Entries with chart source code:
※ ※ ※

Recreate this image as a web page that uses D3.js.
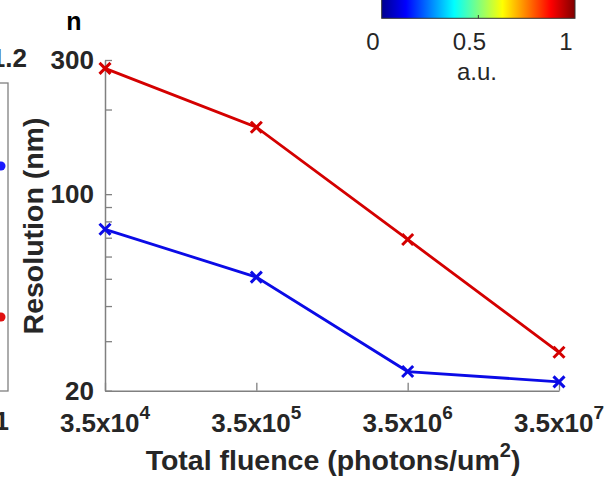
<!DOCTYPE html>
<html>
<head>
<meta charset="utf-8">
<script src="https://cdn.jsdelivr.net/npm/d3@7"></script>
<style>
  html, body { margin: 0; padding: 0; background: #fff; }
  svg { display: block; font-family: "Liberation Sans", Arial, Helvetica, sans-serif; }
</style>
</head>
<body>
<svg id="chart" width="613" height="480"></svg>
<script>
// ---- data ----
const fluence = [3.5e4, 3.5e5, 3.5e6, 3.5e7];
const fluenceExponents = [4, 5, 6, 7];
const redResolution = [280, 173, 69, 27.4];
const blueResolution = [75, 50.7, 23.4, 21.5];
const yTickValues = [20, 30, 40, 50, 60, 70, 80, 90, 100, 200, 300];
const yTickLabels = [20, 100, 300];
const colorbarTicks = [0, 0.5, 1];
const jetStops = ["#00008f", "#0000ff", "#00ffff", "#ffff00", "#ff0000", "#800000"];
const jetOffsets = [0, 0.125, 0.375, 0.625, 0.875, 1];

const svg = d3.select("#chart");
const axisColor = "#808080";
const textColor = "#262626";

// ---- scales ----
const x = d3.scaleLog().domain([3.5e4, 3.5e7]).range([105, 559]);
const y = d3.scaleLog().domain([20, 300]).range([390.7, 60]);

// ---- y axis ----
const yAxis = d3.axisLeft(y)
  .tickValues(yTickValues)
  .tickSizeInner(-7)
  .tickSizeOuter(0)
  .tickPadding(11)
  .tickFormat(d => yTickLabels.includes(d) ? String(d) : "");
const gy = svg.append("g").attr("transform", "translate(105,0)").call(yAxis);
gy.select(".domain").attr("stroke", axisColor).attr("stroke-width", 1.5);
gy.selectAll(".tick line").attr("stroke", axisColor).attr("stroke-width", 1.3);
gy.selectAll(".tick text")
  .attr("fill", textColor)
  .attr("font-size", 26)
  .attr("font-weight", "bold")
  .attr("font-family", "Liberation Sans, Arial, sans-serif");

// ---- x axis ----
const xAxis = d3.axisBottom(x)
  .tickValues(fluence)
  .tickSizeInner(-8)
  .tickSizeOuter(0)
  .tickFormat("");
const gx = svg.append("g").attr("transform", "translate(0,390.7)").call(xAxis);
gx.select(".domain").attr("stroke", axisColor).attr("stroke-width", 1.5);
gx.selectAll(".tick line").attr("stroke", axisColor).attr("stroke-width", 1.3);

const xl = svg.append("g");
fluence.forEach((f, i) => {
  const t = xl.append("text")
    .attr("x", x(f))
    .attr("y", 432)
    .attr("text-anchor", "middle")
    .attr("fill", textColor)
    .attr("font-size", 26)
    .attr("font-weight", "bold");
  t.append("tspan").text("3.5x10");
  t.append("tspan").attr("dy", -13).attr("font-size", 19).text(fluenceExponents[i]);
});

// ---- axis titles ----
const xt = svg.append("text")
  .attr("x", 333).attr("y", 470)
  .attr("text-anchor", "middle")
  .attr("fill", textColor)
  .attr("font-size", 28.5)
  .attr("font-weight", "bold");
xt.append("tspan").text("Total fluence (photons/um");
xt.append("tspan").attr("dy", -13).attr("font-size", 20).text("2");
xt.append("tspan").attr("dy", 13).text(")");

svg.append("text")
  .attr("transform", "translate(43,226) rotate(-90)")
  .attr("text-anchor", "middle")
  .attr("fill", textColor)
  .attr("font-size", 28.5)
  .attr("font-weight", "bold")
  .text("Resolution (nm)");

// ---- panel label ----
svg.append("text")
  .attr("x", 74).attr("y", 30)
  .attr("text-anchor", "middle")
  .attr("fill", "#000")
  .attr("font-size", 25)
  .attr("font-weight", "bold")
  .text("n");

// ---- series ----
const line = d3.line().x(d => x(d[0])).y(d => y(d[1]));
const series = [
  { values: redResolution, color: "#d40000" },
  { values: blueResolution, color: "#0b0be6" }
];
series.forEach(s => {
  const pts = fluence.map((f, i) => [f, s.values[i]]);
  svg.append("path")
    .datum(pts)
    .attr("d", line)
    .attr("fill", "none")
    .attr("stroke", s.color)
    .attr("stroke-width", 2.8);
  const m = 5.5;
  svg.append("g").selectAll("path.mk")
    .data(pts).join("path")
    .attr("d", d => {
      const cx = x(d[0]), cy = y(d[1]);
      return `M${cx - m},${cy - m}L${cx + m},${cy + m}M${cx - m},${cy + m}L${cx + m},${cy - m}`;
    })
    .attr("stroke", s.color)
    .attr("stroke-width", 3)
    .attr("fill", "none");
});

// ---- colorbar (top right, partially cropped) ----
const defs = svg.append("defs");
const grad = defs.append("linearGradient").attr("id", "jet")
  .attr("x1", "0%").attr("x2", "100%").attr("y1", "0%").attr("y2", "0%");
jetStops.forEach((c, i) => grad.append("stop").attr("offset", jetOffsets[i]).attr("stop-color", c));
const cb = d3.scaleLinear().domain([0, 1]).range([381.7, 575]);
svg.append("rect")
  .attr("x", cb(0)).attr("y", -10)
  .attr("width", cb(1) - cb(0)).attr("height", 28.3)
  .attr("fill", "url(#jet)")
  .attr("stroke", "#333").attr("stroke-width", 1);
svg.append("line")
  .attr("x1", cb(0.5)).attr("x2", cb(0.5))
  .attr("y1", 18.3).attr("y2", 15)
  .attr("stroke", "#333").attr("stroke-width", 1);
const cbLabelX = d3.scaleLinear().domain([0, 1]).range([373, 566]);
svg.append("g").selectAll("text")
  .data(colorbarTicks).join("text")
  .attr("x", d => cbLabelX(d))
  .attr("y", 50)
  .attr("text-anchor", "middle")
  .attr("fill", textColor)
  .attr("font-size", 24)
  .text(d => String(d));
svg.append("text")
  .attr("x", 477).attr("y", 80)
  .attr("text-anchor", "middle")
  .attr("fill", textColor)
  .attr("font-size", 24)
  .text("a.u.");

// ---- neighbouring panel remnants (left edge) ----
svg.append("rect")
  .attr("x", -60).attr("y", 83)
  .attr("width", 68).attr("height", 308)
  .attr("fill", "none")
  .attr("stroke", axisColor).attr("stroke-width", 1.3);
svg.append("circle").attr("cx", 1).attr("cy", 166).attr("r", 4.5).attr("fill", "#1a1aff");
svg.append("circle").attr("cx", 1).attr("cy", 317).attr("r", 4.5).attr("fill", "#e01010");
svg.append("text")
  .attr("x", 27).attr("y", 67)
  .attr("text-anchor", "end")
  .attr("fill", textColor)
  .attr("font-size", 26)
  .attr("font-weight", "bold")
  .text("1.2");
svg.append("text")
  .attr("x", 9).attr("y", 430)
  .attr("text-anchor", "end")
  .attr("fill", textColor)
  .attr("font-size", 26)
  .attr("font-weight", "bold")
  .text("1");
</script>
</body>
</html>
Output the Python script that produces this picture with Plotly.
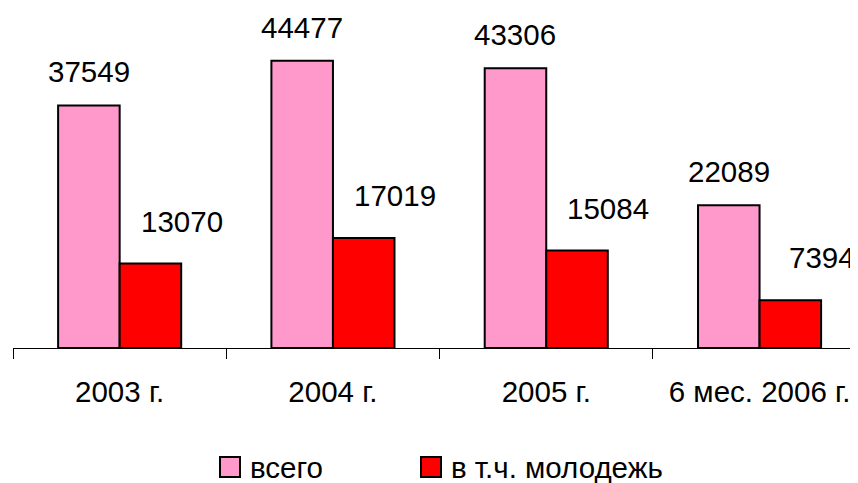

※ ※ ※

What the task requires
Pictures are not part of the copy; output everything else in the records exactly.

Full output
Recreate this image as a web page that uses D3.js.
<!DOCTYPE html>
<html>
<head>
<meta charset="utf-8">
<script src="https://cdn.jsdelivr.net/npm/d3@7"></script>
<style>
  html, body { margin: 0; padding: 0; background: #fff; }
  svg { display: block; font-family: "Liberation Sans", Arial, Helvetica, sans-serif; }
</style>
</head>
<body>
<svg id="chart" width="613" height="480"></svg>
<script>
// ---- data ----
const fluence = [3.5e4, 3.5e5, 3.5e6, 3.5e7];
const fluenceExponents = [4, 5, 6, 7];
const redResolution = [280, 173, 69, 27.4];
const blueResolution = [75, 50.7, 23.4, 21.5];
const yTickValues = [20, 30, 40, 50, 60, 70, 80, 90, 100, 200, 300];
const yTickLabels = [20, 100, 300];
const colorbarTicks = [0, 0.5, 1];
const jetStops = ["#00008f", "#0000ff", "#00ffff", "#ffff00", "#ff0000", "#800000"];
const jetOffsets = [0, 0.125, 0.375, 0.625, 0.875, 1];

const svg = d3.select("#chart");
const axisColor = "#808080";
const textColor = "#262626";

// ---- scales ----
const x = d3.scaleLog().domain([3.5e4, 3.5e7]).range([105, 559]);
const y = d3.scaleLog().domain([20, 300]).range([390.7, 60]);

// ---- y axis ----
const yAxis = d3.axisLeft(y)
  .tickValues(yTickValues)
  .tickSizeInner(-7)
  .tickSizeOuter(0)
  .tickPadding(11)
  .tickFormat(d => yTickLabels.includes(d) ? String(d) : "");
const gy = svg.append("g").attr("transform", "translate(105,0)").call(yAxis);
gy.select(".domain").attr("stroke", axisColor).attr("stroke-width", 1.5);
gy.selectAll(".tick line").attr("stroke", axisColor).attr("stroke-width", 1.3);
gy.selectAll(".tick text")
  .attr("fill", textColor)
  .attr("font-size", 26)
  .attr("font-weight", "bold")
  .attr("font-family", "Liberation Sans, Arial, sans-serif");

// ---- x axis ----
const xAxis = d3.axisBottom(x)
  .tickValues(fluence)
  .tickSizeInner(-8)
  .tickSizeOuter(0)
  .tickFormat("");
const gx = svg.append("g").attr("transform", "translate(0,390.7)").call(xAxis);
gx.select(".domain").attr("stroke", axisColor).attr("stroke-width", 1.5);
gx.selectAll(".tick line").attr("stroke", axisColor).attr("stroke-width", 1.3);

const xl = svg.append("g");
fluence.forEach((f, i) => {
  const t = xl.append("text")
    .attr("x", x(f))
    .attr("y", 432)
    .attr("text-anchor", "middle")
    .attr("fill", textColor)
    .attr("font-size", 26)
    .attr("font-weight", "bold");
  t.append("tspan").text("3.5x10");
  t.append("tspan").attr("dy", -13).attr("font-size", 19).text(fluenceExponents[i]);
});

// ---- axis titles ----
const xt = svg.append("text")
  .attr("x", 333).attr("y", 470)
  .attr("text-anchor", "middle")
  .attr("fill", textColor)
  .attr("font-size", 28.5)
  .attr("font-weight", "bold");
xt.append("tspan").text("Total fluence (photons/um");
xt.append("tspan").attr("dy", -13).attr("font-size", 20).text("2");
xt.append("tspan").attr("dy", 13).text(")");

svg.append("text")
  .attr("transform", "translate(43,226) rotate(-90)")
  .attr("text-anchor", "middle")
  .attr("fill", textColor)
  .attr("font-size", 28.5)
  .attr("font-weight", "bold")
  .text("Resolution (nm)");

// ---- panel label ----
svg.append("text")
  .attr("x", 74).attr("y", 30)
  .attr("text-anchor", "middle")
  .attr("fill", "#000")
  .attr("font-size", 25)
  .attr("font-weight", "bold")
  .text("n");

// ---- series ----
const line = d3.line().x(d => x(d[0])).y(d => y(d[1]));
const series = [
  { values: redResolution, color: "#d40000" },
  { values: blueResolution, color: "#0b0be6" }
];
series.forEach(s => {
  const pts = fluence.map((f, i) => [f, s.values[i]]);
  svg.append("path")
    .datum(pts)
    .attr("d", line)
    .attr("fill", "none")
    .attr("stroke", s.color)
    .attr("stroke-width", 2.8);
  const m = 5.5;
  svg.append("g").selectAll("path.mk")
    .data(pts).join("path")
    .attr("d", d => {
      const cx = x(d[0]), cy = y(d[1]);
      return `M${cx - m},${cy - m}L${cx + m},${cy + m}M${cx - m},${cy + m}L${cx + m},${cy - m}`;
    })
    .attr("stroke", s.color)
    .attr("stroke-width", 3)
    .attr("fill", "none");
});

// ---- colorbar (top right, partially cropped) ----
const defs = svg.append("defs");
const grad = defs.append("linearGradient").attr("id", "jet")
  .attr("x1", "0%").attr("x2", "100%").attr("y1", "0%").attr("y2", "0%");
jetStops.forEach((c, i) => grad.append("stop").attr("offset", jetOffsets[i]).attr("stop-color", c));
const cb = d3.scaleLinear().domain([0, 1]).range([381.7, 575]);
svg.append("rect")
  .attr("x", cb(0)).attr("y", -10)
  .attr("width", cb(1) - cb(0)).attr("height", 28.3)
  .attr("fill", "url(#jet)")
  .attr("stroke", "#333").attr("stroke-width", 1);
svg.append("line")
  .attr("x1", cb(0.5)).attr("x2", cb(0.5))
  .attr("y1", 18.3).attr("y2", 15)
  .attr("stroke", "#333").attr("stroke-width", 1);
const cbLabelX = d3.scaleLinear().domain([0, 1]).range([373, 566]);
svg.append("g").selectAll("text")
  .data(colorbarTicks).join("text")
  .attr("x", d => cbLabelX(d))
  .attr("y", 50)
  .attr("text-anchor", "middle")
  .attr("fill", textColor)
  .attr("font-size", 24)
  .text(d => String(d));
svg.append("text")
  .attr("x", 477).attr("y", 80)
  .attr("text-anchor", "middle")
  .attr("fill", textColor)
  .attr("font-size", 24)
  .text("a.u.");

// ---- neighbouring panel remnants (left edge) ----
svg.append("rect")
  .attr("x", -60).attr("y", 83)
  .attr("width", 68).attr("height", 308)
  .attr("fill", "none")
  .attr("stroke", axisColor).attr("stroke-width", 1.3);
svg.append("circle").attr("cx", 1).attr("cy", 166).attr("r", 4.5).attr("fill", "#1a1aff");
svg.append("circle").attr("cx", 1).attr("cy", 317).attr("r", 4.5).attr("fill", "#e01010");
svg.append("text")
  .attr("x", 27).attr("y", 67)
  .attr("text-anchor", "end")
  .attr("fill", textColor)
  .attr("font-size", 26)
  .attr("font-weight", "bold")
  .text("1.2");
svg.append("text")
  .attr("x", 9).attr("y", 430)
  .attr("text-anchor", "end")
  .attr("fill", textColor)
  .attr("font-size", 26)
  .attr("font-weight", "bold")
  .text("1");
</script>
</body>
</html>
Output the Python script that produces this picture with Plotly.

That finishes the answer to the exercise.